::: Data section

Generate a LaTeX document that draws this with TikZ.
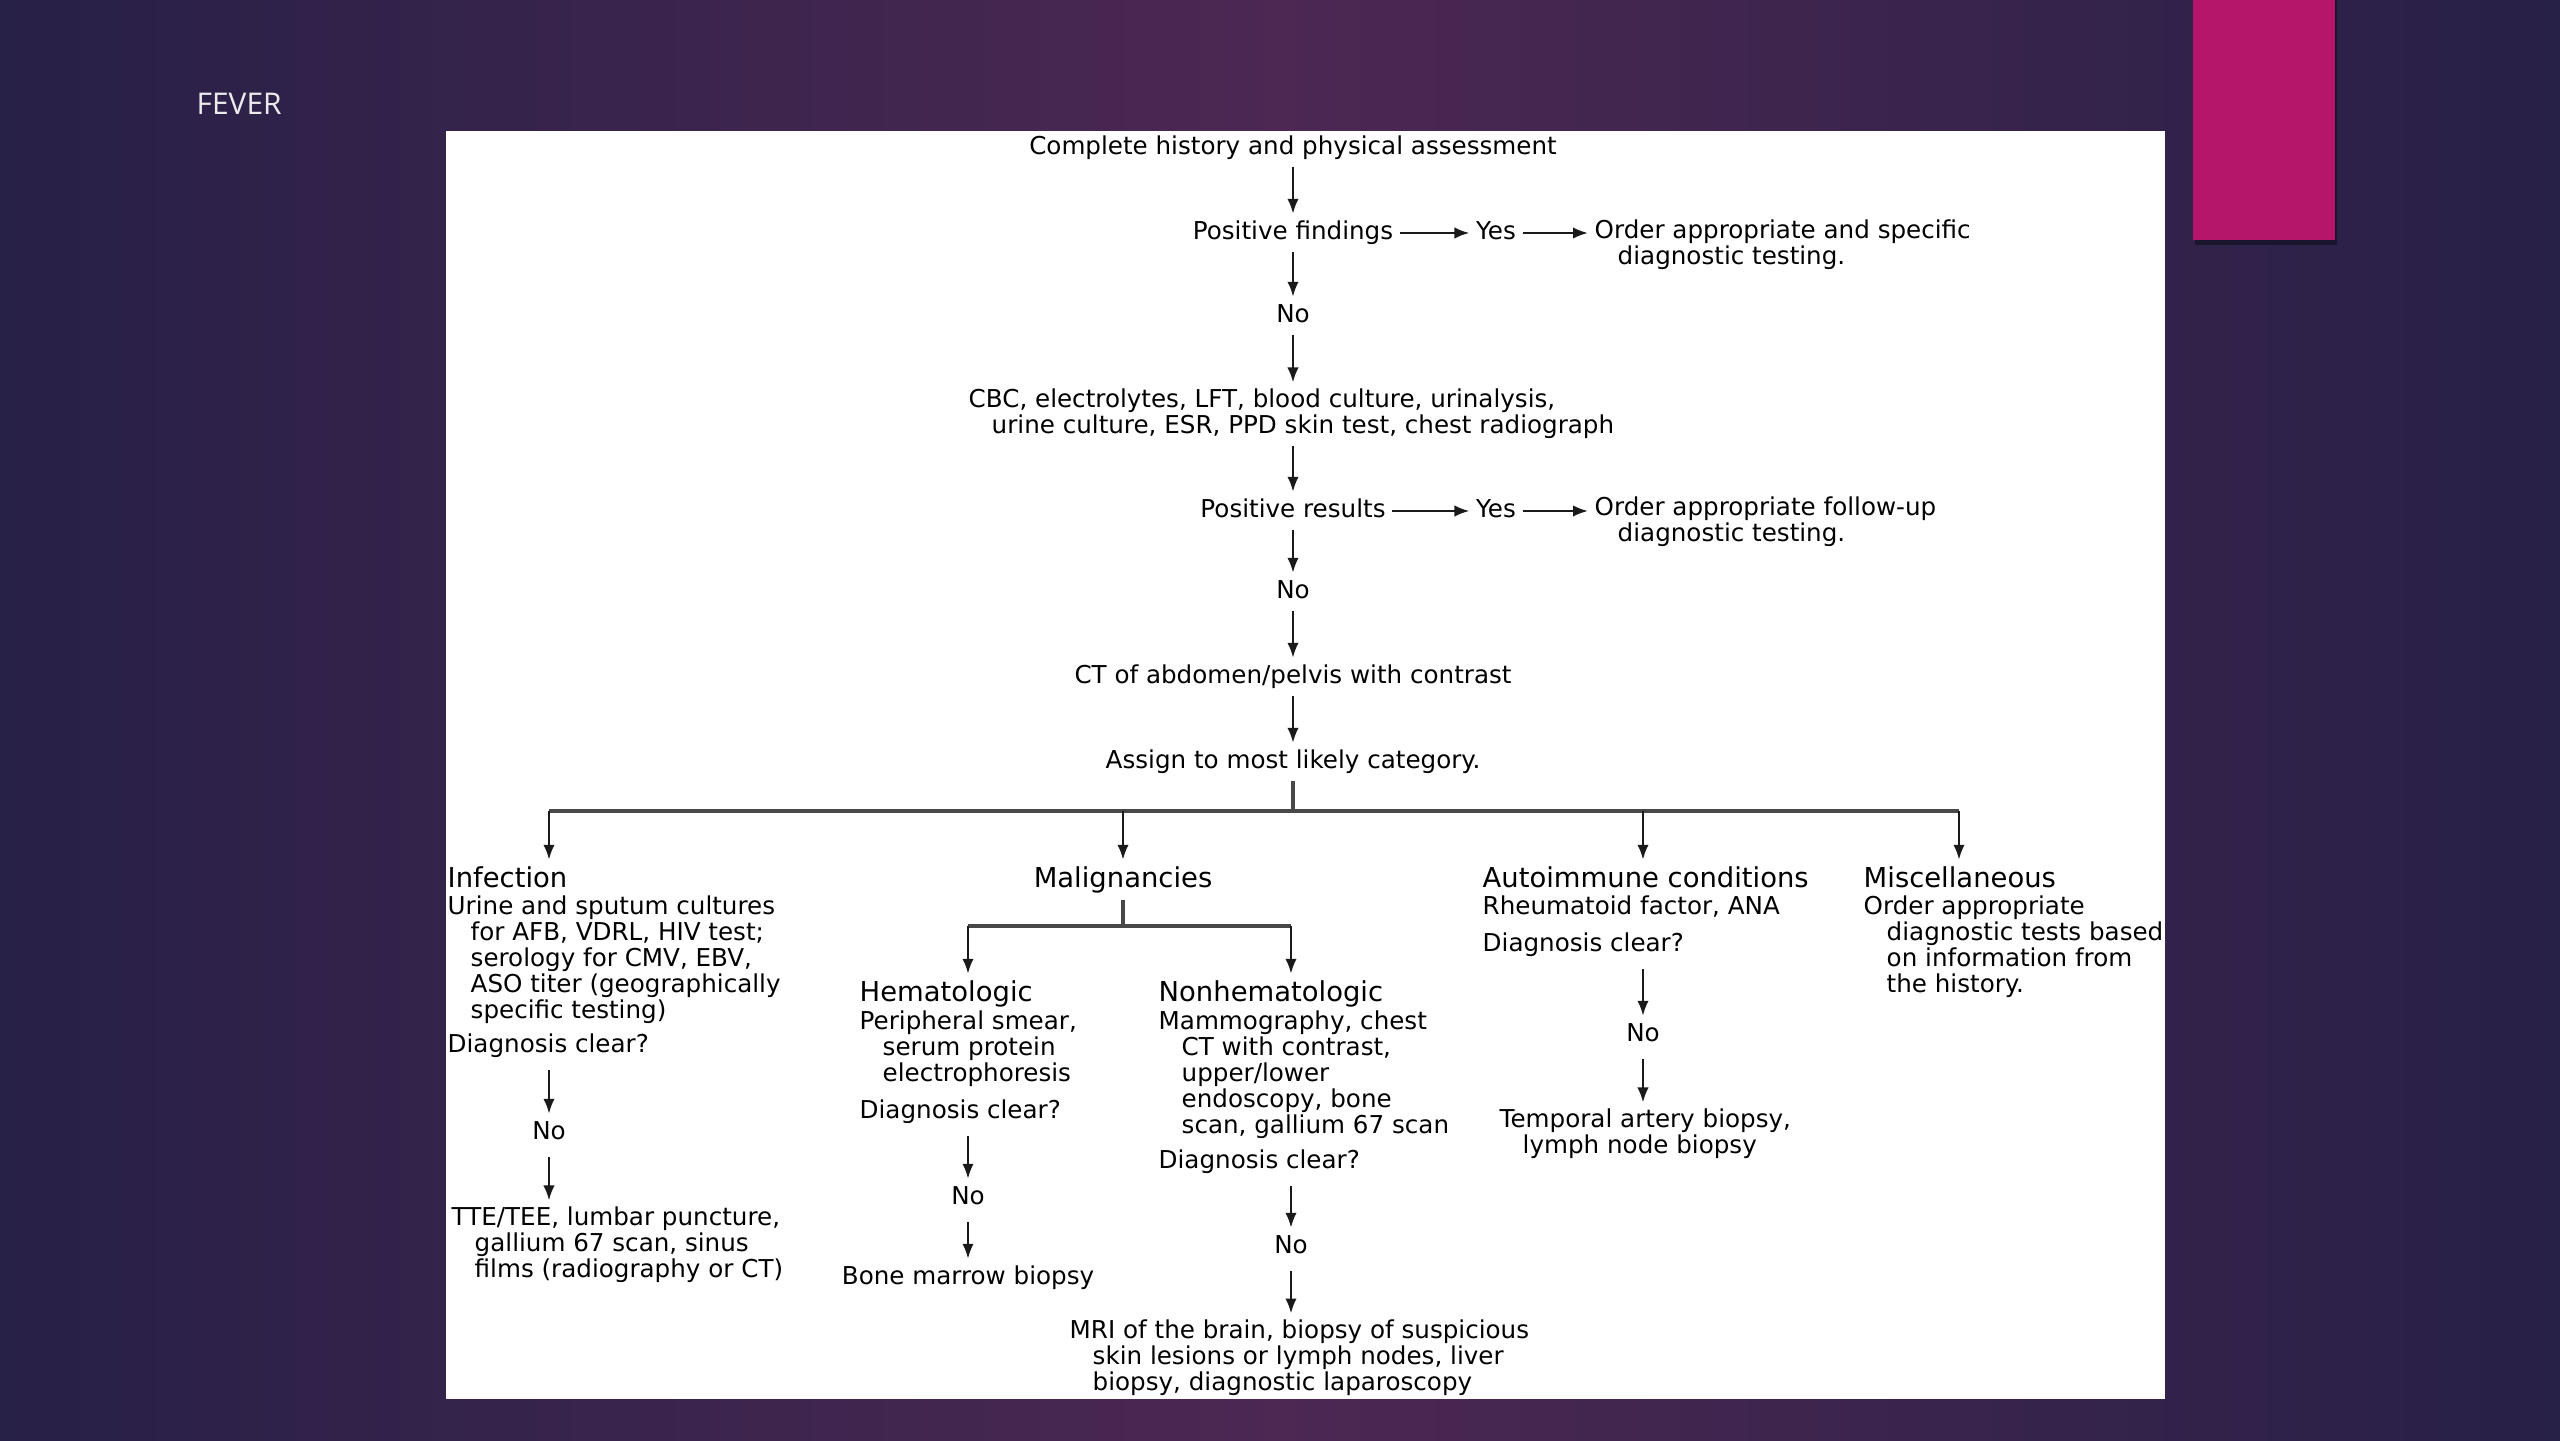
\documentclass[tikz,border=0pt]{standalone}
\usepackage{fontspec}
\setmainfont{DejaVu Sans}
\newfontfamily\slidefont{Open Sans}
\usepackage{xcolor}
\usepackage{tikz}
\usetikzlibrary{positioning,arrows.meta}
\definecolor{SlideDark}{HTML}{272047}
\definecolor{SlideMid}{HTML}{4C2853}
\definecolor{SlidePink}{HTML}{B5166A}
\definecolor{LineGray}{HTML}{1A1A1A}
\newcommand{\indt}{\hspace*{0.23cm}}

\begin{document}
\begin{tikzpicture}
	\tikzset{
		t/.style={font=\fontsize{7}{7.4}\selectfont, inner sep=0.6mm,
			text height=1.9mm, text depth=0.6mm, yshift=-0.3mm},
		tb/.style={font=\fontsize{7}{7.4}\selectfont, inner sep=0.6mm,
			align=left, anchor=north west, yshift=-0.3mm},
		hd/.style={font=\fontsize{7.8}{9}\selectfont, inner sep=0.6mm,
			text height=2.1mm, text depth=0.6mm, anchor=west, yshift=-0.3mm},
		ar/.style={draw=LineGray, line width=0.7pt, -{Latex[length=1.5mm,width=1.15mm]}},
		ar2/.style={ar, shorten <=0.5mm},
		br/.style={draw=LineGray!80, line width=0.9pt}
	}
	\useasboundingbox (0,0) rectangle (25.6,14.4);
	
	% slide
	\shade[left color=SlideDark, right color=SlideDark, middle color=SlideMid] (0,0) rectangle (25.6,14.4);
	\fill[black!35!SlideDark] (21.95,11.95) rectangle (23.37,14.4);
	\fill[SlidePink] (21.93,12.0) rectangle (23.35,14.4);
	\node[anchor=west, font=\slidefont\fontsize{8.5}{10}\selectfont, text=white!90!SlideMid, inner sep=0pt] (title) at (1.96,13.36) {FEVER};
	\fill[white] (4.46,0.41) rectangle (21.65,13.09);
	
	% main column
	\node[t] (hist) at (12.93,12.95) {Complete history and physical assessment};
	\node[t] (pf) at (12.93,12.10) {Positive findings};
	\node[t] (yes1) at (14.96,12.10) {Yes};
	\node[tb] (ord1) at (15.88,12.30) {Order appropriate and specific\\\indt diagnostic testing.};
	\node[t] (no1) at (12.93,11.27) {No};
	\node[tb] (cbc) at (9.62,10.605) {CBC, electrolytes, LFT, blood culture, urinalysis,\\\indt urine culture, ESR, PPD skin test, chest radiograph};
	\node[t] (pr) at (12.93,9.32) {Positive results};
	\node[t] (yes2) at (14.96,9.32) {Yes};
	\node[tb] (ord2) at (15.88,9.525) {Order appropriate follow-up\\\indt diagnostic testing.};
	\node[t] (no2) at (12.93,8.51) {No};
	\node[t] (ct) at (12.93,7.66) {CT of abdomen/pelvis with contrast};
	\node[t] (asg) at (12.93,6.81) {Assign to most likely category.};
	
	\draw[ar] (hist) -- (pf);
	\draw[ar] (pf) -- (yes1);
	\draw[ar] (yes1) -- (yes1 -| ord1.west);
	\draw[ar] (pf) -- (no1);
	\draw[ar] (no1) -- (no1 |- cbc.north);
	\draw[ar] (pr |- cbc.south) -- (pr);
	\draw[ar] (pr) -- (yes2);
	\draw[ar] (yes2) -- (yes2 -| ord2.west);
	\draw[ar] (pr) -- (no2);
	\draw[ar] (no2) -- (ct);
	\draw[ar] (ct) -- (asg);
	
	% categories
	\coordinate (j) at (12.93,6.29);
	\coordinate (b1) at (5.49,6.29);
	\coordinate (b2) at (11.23,6.29);
	\coordinate (b3) at (16.43,6.29);
	\coordinate (b4) at (19.59,6.29);
	
	\node[hd] (infh) at (4.41,5.63) {Infection};
	\node[hd, anchor=center] (malh) at (11.23,5.63) {Malignancies};
	\node[hd] (auth) at (14.76,5.63) {Autoimmune conditions};
	\node[hd] (misch) at (18.57,5.63) {Miscellaneous};
	
	\draw[br] (asg) -- (j);
	\draw[br] (b1) -- (b4);
	\draw[ar] (b1) -- (b1 |- infh.north);
	\draw[ar] (b2) -- (malh);
	\draw[ar] (b3) -- (b3 |- auth.north);
	\draw[ar] (b4) -- (b4 |- misch.north);
	
	% infection
	\node[tb] (infb) at (4.41,5.535) {Urine and sputum cultures\\\indt for AFB, VDRL, HIV test;\\\indt serology for CMV, EBV,\\\indt ASO titer (geographically\\\indt specific testing)};
	\node[t, anchor=west] (infq) at (4.41,3.97) {Diagnosis clear?};
	\node[t] (infno) at (5.49,3.10) {No};
	\node[tb] (infr) at (4.45,2.425) {TTE/TEE, lumbar puncture,\\\indt gallium 67 scan, sinus\\\indt films (radiography or CT)};
	\draw[ar2] (infno |- infq.south) -- (infno);
	\draw[ar2] (infno) -- (infno |- infr.north);
	
	% malignancies
	\coordinate (m0) at (11.23,5.14);
	\coordinate (m1) at (9.68,5.14);
	\coordinate (m2) at (12.91,5.14);
	\draw[br] (malh) -- (m0);
	\draw[br] (m1) -- (m2);
	
	\node[hd] (hemh) at (8.53,4.49) {Hematologic};
	\node[tb] (hemb) at (8.53,4.385) {Peripheral smear,\\\indt serum protein\\\indt electrophoresis};
	\node[t, anchor=west] (hemq) at (8.53,3.31) {Diagnosis clear?};
	\node[t] (hemno) at (9.68,2.45) {No};
	\node[t] (hemr) at (9.68,1.65) {Bone marrow biopsy};
	\draw[ar] (m1) -- (m1 |- hemh.north);
	\draw[ar2] (hemno |- hemq.south) -- (hemno);
	\draw[ar2] (hemno) -- (hemr);
	
	\node[hd] (nonh) at (11.52,4.49) {Nonhematologic};
	\node[tb] (nonb) at (11.52,4.385) {Mammography, chest\\\indt CT with contrast,\\\indt upper/lower\\\indt endoscopy, bone\\\indt scan, gallium 67 scan};
	\node[t, anchor=west] (nonq) at (11.52,2.81) {Diagnosis clear?};
	\node[t] (nonno) at (12.91,1.96) {No};
	\node[tb] (nonr) at (10.63,1.295) {MRI of the brain, biopsy of suspicious\\\indt skin lesions or lymph nodes, liver\\\indt biopsy, diagnostic laparoscopy};
	\draw[ar] (m2) -- (m2 |- nonh.north);
	\draw[ar2] (nonno |- nonq.south) -- (nonno);
	\draw[ar2] (nonno) -- (nonno |- nonr.north);
	
	% autoimmune
	\node[t, anchor=west] (autb) at (14.76,5.35) {Rheumatoid factor, ANA};
	\node[t, anchor=west] (autq) at (14.76,4.98) {Diagnosis clear?};
	\node[t] (autno) at (16.43,4.08) {No};
	\node[tb] (autr) at (14.93,3.405) {Temporal artery biopsy,\\\indt lymph node biopsy};
	\draw[ar2] (autno |- autq.south) -- (autno);
	\draw[ar2] (autno) -- (autno |- autr.north);
	
	% miscellaneous
	\node[tb] (miscb) at (18.57,5.535) {Order appropriate\\\indt diagnostic tests based\\\indt on information from\\\indt the history.};
\end{tikzpicture}
\end{document}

::::::

What you need to do: Replicate the material above verbatim; images stay out of the copy.

Output for this task:
Generate a LaTeX document that draws this with TikZ.
\documentclass[tikz,border=0pt]{standalone}
\usepackage{fontspec}
\setmainfont{DejaVu Sans}
\newfontfamily\slidefont{Open Sans}
\usepackage{xcolor}
\usepackage{tikz}
\usetikzlibrary{positioning,arrows.meta}
\definecolor{SlideDark}{HTML}{272047}
\definecolor{SlideMid}{HTML}{4C2853}
\definecolor{SlidePink}{HTML}{B5166A}
\definecolor{LineGray}{HTML}{1A1A1A}
\newcommand{\indt}{\hspace*{0.23cm}}

\begin{document}
\begin{tikzpicture}
	\tikzset{
		t/.style={font=\fontsize{7}{7.4}\selectfont, inner sep=0.6mm,
			text height=1.9mm, text depth=0.6mm, yshift=-0.3mm},
		tb/.style={font=\fontsize{7}{7.4}\selectfont, inner sep=0.6mm,
			align=left, anchor=north west, yshift=-0.3mm},
		hd/.style={font=\fontsize{7.8}{9}\selectfont, inner sep=0.6mm,
			text height=2.1mm, text depth=0.6mm, anchor=west, yshift=-0.3mm},
		ar/.style={draw=LineGray, line width=0.7pt, -{Latex[length=1.5mm,width=1.15mm]}},
		ar2/.style={ar, shorten <=0.5mm},
		br/.style={draw=LineGray!80, line width=0.9pt}
	}
	\useasboundingbox (0,0) rectangle (25.6,14.4);
	
	% slide
	\shade[left color=SlideDark, right color=SlideDark, middle color=SlideMid] (0,0) rectangle (25.6,14.4);
	\fill[black!35!SlideDark] (21.95,11.95) rectangle (23.37,14.4);
	\fill[SlidePink] (21.93,12.0) rectangle (23.35,14.4);
	\node[anchor=west, font=\slidefont\fontsize{8.5}{10}\selectfont, text=white!90!SlideMid, inner sep=0pt] (title) at (1.96,13.36) {FEVER};
	\fill[white] (4.46,0.41) rectangle (21.65,13.09);
	
	% main column
	\node[t] (hist) at (12.93,12.95) {Complete history and physical assessment};
	\node[t] (pf) at (12.93,12.10) {Positive findings};
	\node[t] (yes1) at (14.96,12.10) {Yes};
	\node[tb] (ord1) at (15.88,12.30) {Order appropriate and specific\\\indt diagnostic testing.};
	\node[t] (no1) at (12.93,11.27) {No};
	\node[tb] (cbc) at (9.62,10.605) {CBC, electrolytes, LFT, blood culture, urinalysis,\\\indt urine culture, ESR, PPD skin test, chest radiograph};
	\node[t] (pr) at (12.93,9.32) {Positive results};
	\node[t] (yes2) at (14.96,9.32) {Yes};
	\node[tb] (ord2) at (15.88,9.525) {Order appropriate follow-up\\\indt diagnostic testing.};
	\node[t] (no2) at (12.93,8.51) {No};
	\node[t] (ct) at (12.93,7.66) {CT of abdomen/pelvis with contrast};
	\node[t] (asg) at (12.93,6.81) {Assign to most likely category.};
	
	\draw[ar] (hist) -- (pf);
	\draw[ar] (pf) -- (yes1);
	\draw[ar] (yes1) -- (yes1 -| ord1.west);
	\draw[ar] (pf) -- (no1);
	\draw[ar] (no1) -- (no1 |- cbc.north);
	\draw[ar] (pr |- cbc.south) -- (pr);
	\draw[ar] (pr) -- (yes2);
	\draw[ar] (yes2) -- (yes2 -| ord2.west);
	\draw[ar] (pr) -- (no2);
	\draw[ar] (no2) -- (ct);
	\draw[ar] (ct) -- (asg);
	
	% categories
	\coordinate (j) at (12.93,6.29);
	\coordinate (b1) at (5.49,6.29);
	\coordinate (b2) at (11.23,6.29);
	\coordinate (b3) at (16.43,6.29);
	\coordinate (b4) at (19.59,6.29);
	
	\node[hd] (infh) at (4.41,5.63) {Infection};
	\node[hd, anchor=center] (malh) at (11.23,5.63) {Malignancies};
	\node[hd] (auth) at (14.76,5.63) {Autoimmune conditions};
	\node[hd] (misch) at (18.57,5.63) {Miscellaneous};
	
	\draw[br] (asg) -- (j);
	\draw[br] (b1) -- (b4);
	\draw[ar] (b1) -- (b1 |- infh.north);
	\draw[ar] (b2) -- (malh);
	\draw[ar] (b3) -- (b3 |- auth.north);
	\draw[ar] (b4) -- (b4 |- misch.north);
	
	% infection
	\node[tb] (infb) at (4.41,5.535) {Urine and sputum cultures\\\indt for AFB, VDRL, HIV test;\\\indt serology for CMV, EBV,\\\indt ASO titer (geographically\\\indt specific testing)};
	\node[t, anchor=west] (infq) at (4.41,3.97) {Diagnosis clear?};
	\node[t] (infno) at (5.49,3.10) {No};
	\node[tb] (infr) at (4.45,2.425) {TTE/TEE, lumbar puncture,\\\indt gallium 67 scan, sinus\\\indt films (radiography or CT)};
	\draw[ar2] (infno |- infq.south) -- (infno);
	\draw[ar2] (infno) -- (infno |- infr.north);
	
	% malignancies
	\coordinate (m0) at (11.23,5.14);
	\coordinate (m1) at (9.68,5.14);
	\coordinate (m2) at (12.91,5.14);
	\draw[br] (malh) -- (m0);
	\draw[br] (m1) -- (m2);
	
	\node[hd] (hemh) at (8.53,4.49) {Hematologic};
	\node[tb] (hemb) at (8.53,4.385) {Peripheral smear,\\\indt serum protein\\\indt electrophoresis};
	\node[t, anchor=west] (hemq) at (8.53,3.31) {Diagnosis clear?};
	\node[t] (hemno) at (9.68,2.45) {No};
	\node[t] (hemr) at (9.68,1.65) {Bone marrow biopsy};
	\draw[ar] (m1) -- (m1 |- hemh.north);
	\draw[ar2] (hemno |- hemq.south) -- (hemno);
	\draw[ar2] (hemno) -- (hemr);
	
	\node[hd] (nonh) at (11.52,4.49) {Nonhematologic};
	\node[tb] (nonb) at (11.52,4.385) {Mammography, chest\\\indt CT with contrast,\\\indt upper/lower\\\indt endoscopy, bone\\\indt scan, gallium 67 scan};
	\node[t, anchor=west] (nonq) at (11.52,2.81) {Diagnosis clear?};
	\node[t] (nonno) at (12.91,1.96) {No};
	\node[tb] (nonr) at (10.63,1.295) {MRI of the brain, biopsy of suspicious\\\indt skin lesions or lymph nodes, liver\\\indt biopsy, diagnostic laparoscopy};
	\draw[ar] (m2) -- (m2 |- nonh.north);
	\draw[ar2] (nonno |- nonq.south) -- (nonno);
	\draw[ar2] (nonno) -- (nonno |- nonr.north);
	
	% autoimmune
	\node[t, anchor=west] (autb) at (14.76,5.35) {Rheumatoid factor, ANA};
	\node[t, anchor=west] (autq) at (14.76,4.98) {Diagnosis clear?};
	\node[t] (autno) at (16.43,4.08) {No};
	\node[tb] (autr) at (14.93,3.405) {Temporal artery biopsy,\\\indt lymph node biopsy};
	\draw[ar2] (autno |- autq.south) -- (autno);
	\draw[ar2] (autno) -- (autno |- autr.north);
	
	% miscellaneous
	\node[tb] (miscb) at (18.57,5.535) {Order appropriate\\\indt diagnostic tests based\\\indt on information from\\\indt the history.};
\end{tikzpicture}
\end{document}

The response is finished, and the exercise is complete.